With all the accounting acumen for which he is legendary, he even spread the cost of a £9,000 new kitchen from Ikea over two financial years, which allowed him to stay just within the maximum second home allowance limit.

When he inherited No 10, he followed the example of any shrewd businessmen looking to keep as much of his own hard-earned as possible - he put the flat in his wife's name.

This left him free to switch his house in Scotland to his 'second' home. Consequently it, too, has now been extensively renovated at the expense of taxpayers, who also pick up the tab for his gardener and cleaner.

Another bonus is that if he sells the flat when he's kicked out of office next year, he won't be liable for capital gains tax - which he would have been had it remained his 'second' home.
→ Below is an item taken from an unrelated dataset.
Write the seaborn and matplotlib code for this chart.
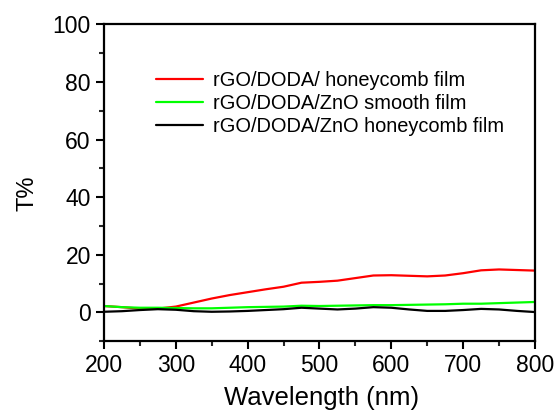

Cute, eh? No loopholes, exemptions, avoidance or special allowances there, then.
But given that he's lived pretty much cost-free in Downing Street for the past 12 years, we might ask why Gordon has charged anything on his expenses. After all, just because he can, it doesn't mean he's obliged to.

He's not short of a bawbee or two and is famously parsimonious. And as Prime Minister he's paid £194,250 year and rarely has to put his hand in his own pocket. He's got a six-figure, index-linked pension to look forward, too, and no doubt a few directorships in the pipeline.

So why does he stoop to charging taxpayers for tarting up his house in Scotland and paying his gardener and cleaner, let alone picking up the tab for his lightbulbs and Sky Sports subscription?

He didn't have to wait until now - after whistleblowers and the Press exposed MPs' expenses as a venal, corrupt racket, which officially sanctions systematic lying and stealing - before denouncing it.

Could it be that he clearly doesn't believe that he has to pay his 'fair' share?

If he thought the system was bent, he's had a dozen years in the two most powerful offices in Britain to do something about it, not milk it for all it was worth."

The Penguin

1 comment:

banned said...

Thieves the lot of them string 'em up.